Documentation protocol. Every maintenance interaction should be logged: date/time of request, description of issue, acknowledgment sent (date/time), contractor dispatched (date/time), work completed (date/time and description), and tenant confirmation. Property management platforms automate this. Manual landlords should use email or text (not phone calls) to create a written trail.
Real-World Example
Patrick in Columbus. Patrick managed 6 rentals and responded to maintenance requests "when he got around to it"—typically 3–5 days for acknowledgment and 1–2 weeks for resolution. In one year: 3 tenants didn't renew (citing slow maintenance as the primary reason), costing $7,500 in turnover expenses. A water leak he delayed responding to for 4 days caused $3,200 in water damage that his landlord insurance partially denied due to "failure to mitigate." Total cost of slow response: $10,700. Patrick implemented a tiered response system with a 24-hour acknowledgment commitment. The following year: zero non-renewals due to maintenance complaints, and two small issues were caught early before they became expensive repairs.
Pros & Cons
- Fast response times increase tenant retention by 25–40%
- Early intervention prevents small issues from becoming major expenses
- Documentation protects against negligence claims and habitability lawsuits
- Professional response standards attract higher-quality tenants willing to pay market rent
- Systematic tracking identifies recurring issues that need capital improvements
- 24/7 emergency availability requires always-on systems (contractor lists, answering services)
- Faster response times may increase short-term repair costs (emergency rates vs. scheduled rates)
- Tracking and documenting every interaction requires consistent discipline
- Tenant expectations may escalate if they receive fast responses for routine issues
- Self-managing landlords may struggle with response commitments during travel or illness
Watch Out
- Never ignore a maintenance request. Even if you can't fix it immediately, acknowledge receipt within 24 hours. Silence is the worst response—it makes tenants feel disrespected and starts the clock on constructive eviction claims.

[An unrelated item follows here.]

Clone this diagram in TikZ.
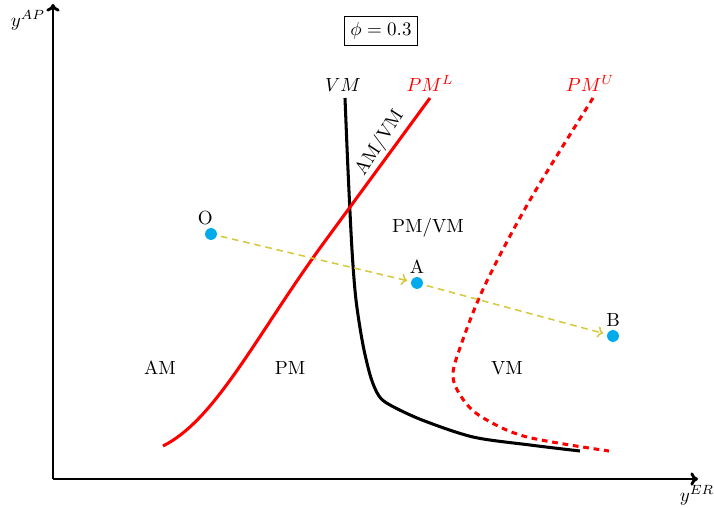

- Know your state's habitability laws. Many states define specific conditions (heat, hot water, weathertight structure, working plumbing) that must be maintained. Failure to address habitability issues within a reasonable time can allow tenants to withhold rent legally.
- Don't do emergency-rate repairs for routine issues. Classifying everything as "urgent" wastes money on premium contractor rates. Use the tier system to manage costs while meeting expectations.
- Track response times as a metric. Review your average acknowledgment and resolution times monthly. If they're slipping, investigate whether you need more contractors, better systems, or a property manager.
Ask an Investor
The Takeaway
Maintenance response time is the metric that most directly controls tenant satisfaction, property preservation, and legal liability. The three-tier framework—Emergency (1–4 hours), Urgent (24–48 hours), Routine (5–7 days)—with 24-hour acknowledgment for all requests creates a professional standard that keeps tenants, protects property value, and documents your diligence. The cost of fast response is measured in hundreds. The cost of slow response is measured in thousands—through turnover, property damage, and potential legal liability. Respond fast, document everything, and treat maintenance as a retention tool, not an annoyance.